Upstream Sound Generation Mechanisms in Supersonic Impinging Jets

A supersonic jet impinging on a flat plate is a fundamental problem with applications ranging from launch vehicles to cold spray manufacturing. The flow field is characterized by a self-sustaining aeroacoustic resonance between the downstream convecting shear layer structures and upstream travelling acoustic waves generated by their impingement. Despite extensive investigations into the feedback process, the precise mechanisms by which upstream travelling acoustic waves are generated remain unclear. This investigation aims to enhance our understanding of the generation of upstream acoustic waves upon jet impingement by employing two well-resolved numerical databases of Mach 1.27 and Mach 3.7 jets at different impingement heights.
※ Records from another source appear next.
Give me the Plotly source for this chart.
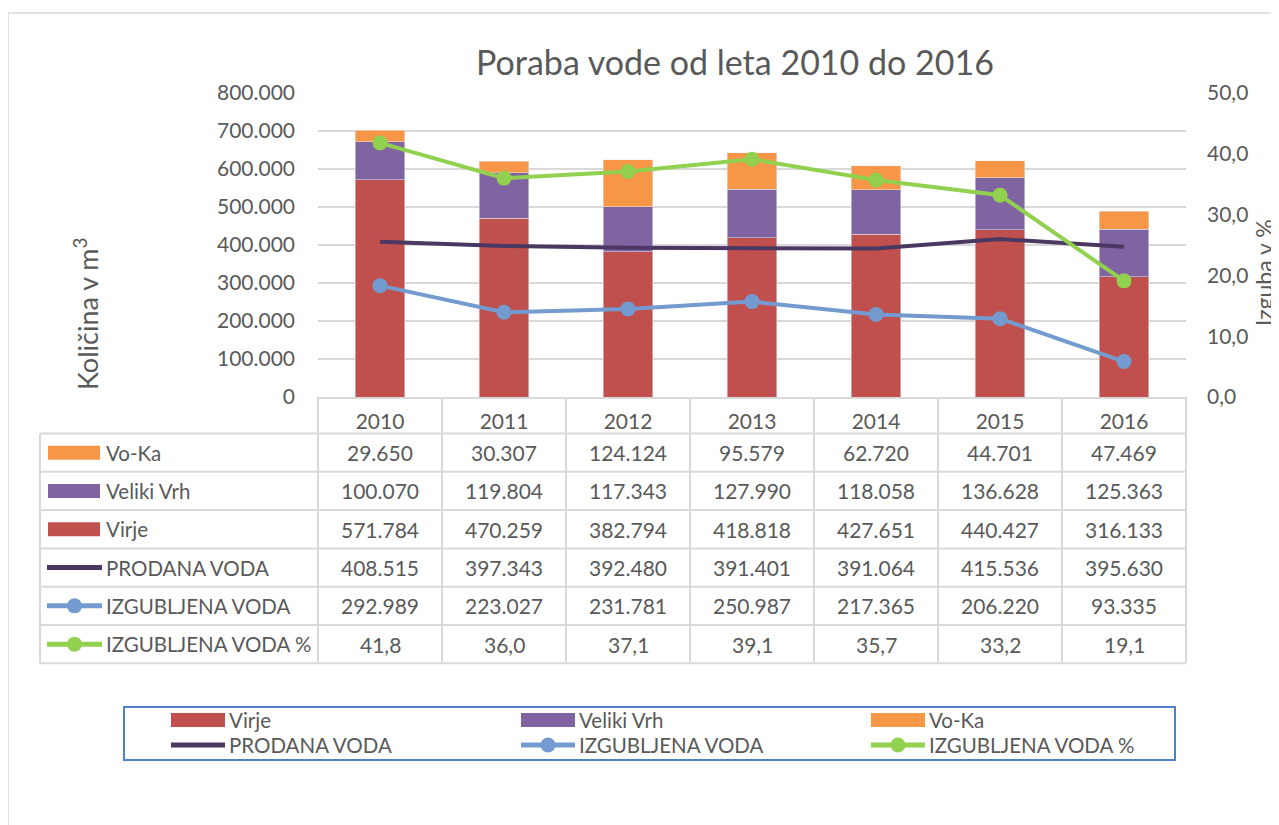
import plotly.graph_objects as go

years = ['2010', '2011', '2012', '2013', '2014', '2015', '2016']
virje = [571784, 470259, 382794, 418818, 427651, 440427, 316133]
veliki_vrh = [100070, 119804, 117343, 127990, 118058, 136628, 125363]
vo_ka = [29650, 30307, 124124, 95579, 62720, 44701, 47469]
prodana = [408515, 397343, 392480, 391401, 391064, 415536, 395630]
izgubljena = [292989, 223027, 231781, 250987, 217365, 206220, 93335]
izgubljena_pct = [41.8, 36.0, 37.1, 39.1, 35.7, 33.2, 19.1]

title_text = 'Poraba vode od leta 2010 do 2016'
y_title = 'Količina v m<sup>3</sup>'
y2_title = 'Izguba v %'

C_VIRJE = '#C0504D'
C_VRH = '#8064A2'
C_VOKA = '#F79646'
C_PROD = '#4B3862'
C_IZG = '#739BCF'
C_PCT = '#92D050'
TXT = '#595959'
GRID = '#D9D9D9'
FONT = 'Lato'

# the page body adds an 8px offset; figure coordinates below are given in screen pixels
OFF = 8
W, H = 1279 - OFF, 825 - OFF
def px(x):
    return (x - OFF) / W
def py(y):
    return 1 - (y - OFF) / H

PL, PR, PT, PB = 318, 1186, 93, 397

fig = go.Figure()
fig.add_trace(go.Bar(x=years, y=virje, name='Virje', marker_color=C_VIRJE, width=0.4))
fig.add_trace(go.Bar(x=years, y=veliki_vrh, name='Veliki Vrh', marker_color=C_VRH, width=0.4))
fig.add_trace(go.Bar(x=years, y=vo_ka, name='Vo-Ka', marker_color=C_VOKA, width=0.4))
fig.add_trace(go.Scatter(x=years, y=prodana, name='PRODANA VODA', mode='lines',
                         line=dict(color=C_PROD, width=4)))
fig.add_trace(go.Scatter(x=years, y=izgubljena, name='IZGUBLJENA VODA', mode='lines+markers',
                         line=dict(color=C_IZG, width=4), marker=dict(size=15, color=C_IZG)))
fig.add_trace(go.Scatter(x=years, y=izgubljena_pct, name='IZGUBLJENA VODA %', mode='lines+markers',
                         line=dict(color=C_PCT, width=4), marker=dict(size=15, color=C_PCT),
                         yaxis='y2'))

shapes = []
annotations = []

# outer chart border
shapes.append(dict(type='rect', xref='paper', yref='paper', x0=px(8), x1=px(1300), y0=py(13), y1=py(850),
                   line=dict(color=GRID, width=1.5)))

# ---- data table ----
row_top = 433.5
row_h = 38.3
row_names = ['Vo-Ka', 'Veliki Vrh', 'Virje', 'PRODANA VODA', 'IZGUBLJENA VODA', 'IZGUBLJENA VODA %']
row_vals = [vo_ka, veliki_vrh, virje, prodana, izgubljena, izgubljena_pct]
row_colors = [C_VOKA, C_VRH, C_VIRJE, C_PROD, C_IZG, C_PCT]
row_kind = ['bar', 'bar', 'bar', 'line', 'marker', 'marker']
col_w = (PR - PL) / len(years)
table_bottom = row_top + row_h * len(row_names)

for i in range(len(years) + 1):
    xx = PL + col_w * i
    shapes.append(dict(type='line', xref='paper', yref='paper', x0=px(xx), x1=px(xx),
                       y0=py(PB), y1=py(table_bottom), line=dict(color=GRID, width=2)))
shapes.append(dict(type='line', xref='paper', yref='paper', x0=px(40), x1=px(40),
                   y0=py(row_top), y1=py(table_bottom), line=dict(color=GRID, width=2)))
for r in range(len(row_names) + 1):
    yy = row_top + row_h * r
    shapes.append(dict(type='line', xref='paper', yref='paper', x0=px(40), x1=px(PR),
                       y0=py(yy), y1=py(yy), line=dict(color=GRID, width=2)))

def fmt_int(v):
    return f'{v:,}'.replace(',', '.')
def fmt_pct(v):
    return f'{v:.1f}'.replace('.', ',')

def icon(kind, col, x0, x1, yc):
    out = []
    if kind == 'bar':
        out.append(dict(type='rect', xref='paper', yref='paper', x0=px(x0), x1=px(x1),
                        y0=py(yc + 7), y1=py(yc - 7), fillcolor=col, line=dict(width=0)))
    else:
        out.append(dict(type='line', xref='paper', yref='paper', x0=px(x0), x1=px(x1),
                        y0=py(yc), y1=py(yc), line=dict(color=col, width=5)))
        if kind == 'marker':
            xm = (x0 + x1) / 2
            out.append(dict(type='circle', xref='paper', yref='paper', x0=px(xm - 7.5), x1=px(xm + 7.5),
                            y0=py(yc + 7.5), y1=py(yc - 7.5), fillcolor=col, line=dict(width=0)))
    return out

LBL = 20.5
for r, (nm, vals, col, kind) in enumerate(zip(row_names, row_vals, row_colors, row_kind)):
    yc = row_top + row_h * (r + 0.5)
    annotations.append(dict(text=nm, xref='paper', yref='paper', x=px(104), y=py(yc),
                            xanchor='left', yanchor='middle', showarrow=False,
                            font=dict(family=FONT, size=LBL, color=TXT)))
    if kind == 'bar':
        shapes += icon(kind, col, 48, 100, yc)
    else:
        shapes += icon(kind, col, 47, 102, yc)
    for i, v in enumerate(vals):
        t = fmt_pct(v) if r == 5 else fmt_int(v)
        annotations.append(dict(text=t, xref='x', yref='paper', x=i, y=py(yc),
                                xanchor='center', yanchor='middle', showarrow=False,
                                font=dict(family=FONT, size=21, color=TXT)))

# axis titles
annotations.append(dict(text=y_title, xref='paper', yref='paper', x=px(86), y=py(314), textangle=-90,
                        showarrow=False, xanchor='center', yanchor='middle',
                        font=dict(family=FONT, size=27, color=TXT)))
annotations.append(dict(text=y2_title, xref='paper', yref='paper', x=px(1264), y=py(273), textangle=-90,
                        showarrow=False, xanchor='center', yanchor='middle',
                        font=dict(family=FONT, size=23, color=TXT)))

# ---- bottom legend (drawn) ----
shapes.append(dict(type='rect', xref='paper', yref='paper', x0=px(124), x1=px(1175), y0=py(707), y1=py(760),
                   line=dict(color='#4F81C7', width=2)))
legend_items = [
    ('Virje', C_VIRJE, 'bar', 0, 0), ('Veliki Vrh', C_VRH, 'bar', 1, 0), ('Vo-Ka', C_VOKA, 'bar', 2, 0),
    ('PRODANA VODA', C_PROD, 'line', 0, 1), ('IZGUBLJENA VODA', C_IZG, 'marker', 1, 1),
    ('IZGUBLJENA VODA %', C_PCT, 'marker', 2, 1),
]
for nm, col, kind, c, r in legend_items:
    x0 = 171 + 350 * c
    yc = 720 + 25 * r
    shapes += icon(kind, col, x0, x0 + 54, yc)
    annotations.append(dict(text=nm, xref='paper', yref='paper', x=px(x0 + 56), y=py(yc),
                            xanchor='left', yanchor='middle', showarrow=False,
                            font=dict(family=FONT, size=LBL, color=TXT)))

fig.update_layout(
    width=W, height=H,
    margin=dict(l=0, r=0, t=0, b=0, pad=0, autoexpand=False),
    paper_bgcolor='white', plot_bgcolor='white',
    barmode='stack',
    separators=',.',
    hovermode=False,
    showlegend=False,
    title=dict(text=title_text, x=px(735), xanchor='center', y=py(63), yanchor='middle',
               font=dict(family=FONT, size=34, color=TXT)),
    font=dict(family=FONT, color=TXT),
    xaxis=dict(domain=[px(PL), px(PR)], type='category', range=[-0.5, 6.5], showgrid=False, zeroline=False,
               showline=True, linecolor=GRID, linewidth=2, automargin=False,
               ticks='outside', ticklen=5, tickcolor='rgba(0,0,0,0)',
               tickfont=dict(family=FONT, size=21, color=TXT)),
    yaxis=dict(domain=[py(PB), py(PT)], range=[0, 800000], dtick=100000, tickformat=',d',
               showgrid=True, gridcolor=GRID, gridwidth=2, zeroline=False, showline=False, automargin=False,
               ticklabelstandoff=22, tickfont=dict(family=FONT, size=21, color=TXT)),
    yaxis2=dict(overlaying='y', side='right', range=[0, 50], dtick=10, tickformat='.1f',
                showgrid=False, zeroline=False, showline=False, automargin=False,
                ticklabelstandoff=20, tickfont=dict(family=FONT, size=21, color=TXT)),
    shapes=shapes,
    annotations=annotations,
)

fig.write_html('out.html')
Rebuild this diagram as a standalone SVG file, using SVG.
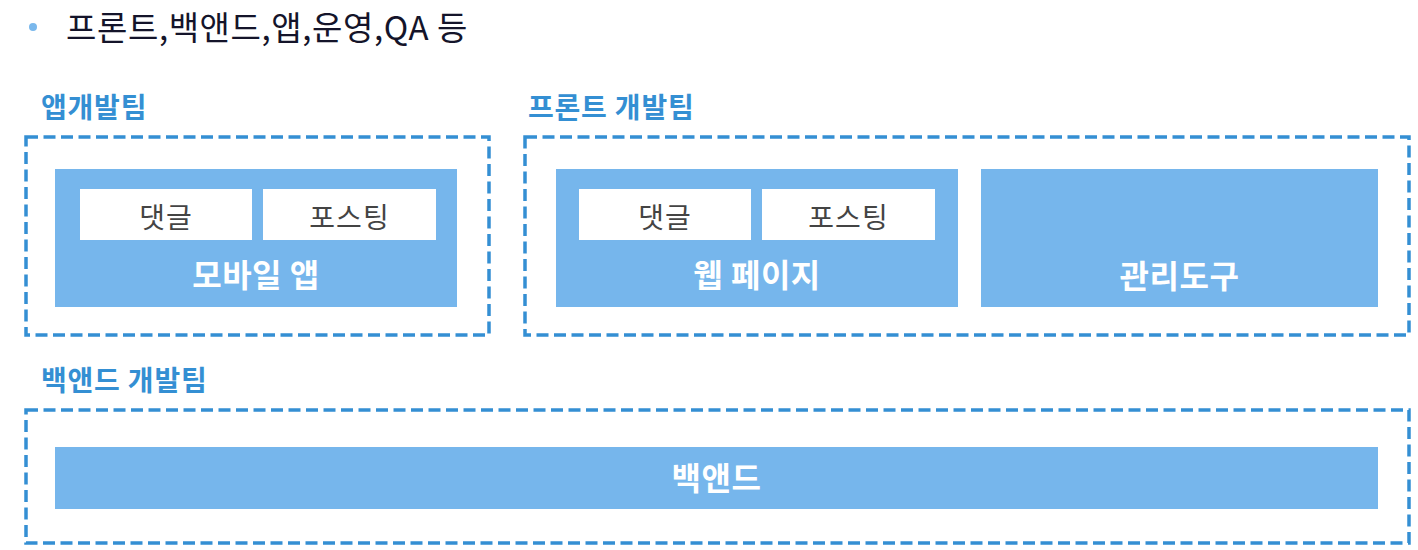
<svg xmlns="http://www.w3.org/2000/svg" width="1418" height="550" viewBox="0 0 1418 550">
<style>
.team{fill:none;stroke:#348fd3;stroke-width:3.5;stroke-dasharray:12 5.5}
.blue{fill:#76b6ec}
.white{fill:#ffffff}
.lbl{font-family:"Noto Sans CJK KR","Noto Sans",sans-serif;font-weight:700;font-size:28px;fill:#348fd3;letter-spacing:0.8px}
.big{font-family:"Noto Sans CJK KR","Noto Sans",sans-serif;font-weight:700;font-size:32px;fill:#ffffff;text-anchor:middle;letter-spacing:0.5px}
.sm{font-family:"Noto Sans CJK KR","Noto Sans",sans-serif;font-size:28px;fill:#444444;text-anchor:middle;letter-spacing:1px}
.hd{font-family:"Noto Sans CJK KR","Noto Sans",sans-serif;font-size:33px;fill:#14142a;letter-spacing:0.6px}
</style>
<rect width="1418" height="550" fill="#ffffff"/>
<g id="header">
<circle cx="33" cy="27" r="4" fill="#7ab8ec"/>
<text class="hd" x="66" y="40">프론트,백앤드,앱,운영,QA 등</text>
</g>
<g id="app-team">
<text class="lbl" x="41" y="118">앱개발팀</text>
<rect class="team" x="26" y="137" width="463" height="198"/>
</g>
<g id="mobile-app">
<rect class="blue" x="55" y="169" width="402" height="138"/>
<rect class="white" x="80" y="189" width="172" height="51"/>
<text class="sm" x="166" y="228">댓글</text>
<rect class="white" x="263" y="189" width="173" height="51"/>
<text class="sm" x="349.5" y="228">포스팅</text>
<text class="big" x="256" y="287">모바일 앱</text>
</g>
<g id="front-team">
<text class="lbl" x="528" y="118">프론트 개발팀</text>
<rect class="team" x="525" y="137" width="884" height="198"/>
</g>
<g id="web-page">
<rect class="blue" x="556" y="169" width="402" height="138"/>
<rect class="white" x="579" y="189" width="172" height="51"/>
<text class="sm" x="665" y="228">댓글</text>
<rect class="white" x="762" y="189" width="173" height="51"/>
<text class="sm" x="848.5" y="228">포스팅</text>
<text class="big" x="757" y="287">웹 페이지</text>
</g>
<g id="admin-tool">
<rect class="blue" x="981" y="169" width="397" height="138"/>
<text class="big" x="1179.5" y="288">관리도구</text>
</g>
<g id="backend-team">
<text class="lbl" x="41" y="391">백앤드 개발팀</text>
<rect class="team" x="26" y="410" width="1383" height="133"/>
</g>
<g id="backend">
<rect class="blue" x="55" y="447" width="1323" height="62"/>
<text class="big" x="716.5" y="490">백앤드</text>
</g>
<g id="connectors"></g>
</svg>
The databases are subsequently decomposed into their exact hydrodynamic, acoustic, and thermal components using Doak’s Momentum Potential Theory, allowing a straightforward examination of the downstream convecting and upstream radiating components of the feedback loop. By visualizing the hydrodynamic and acoustic components simultaneously, we gain insights into the sound generation mechanisms at the impingement zone. At both Mach numbers, upstream acoustic waves are generated due to the bifurcation and subsequent compression of a hydrodynamic structure between the plate and the preceding shear layer structure.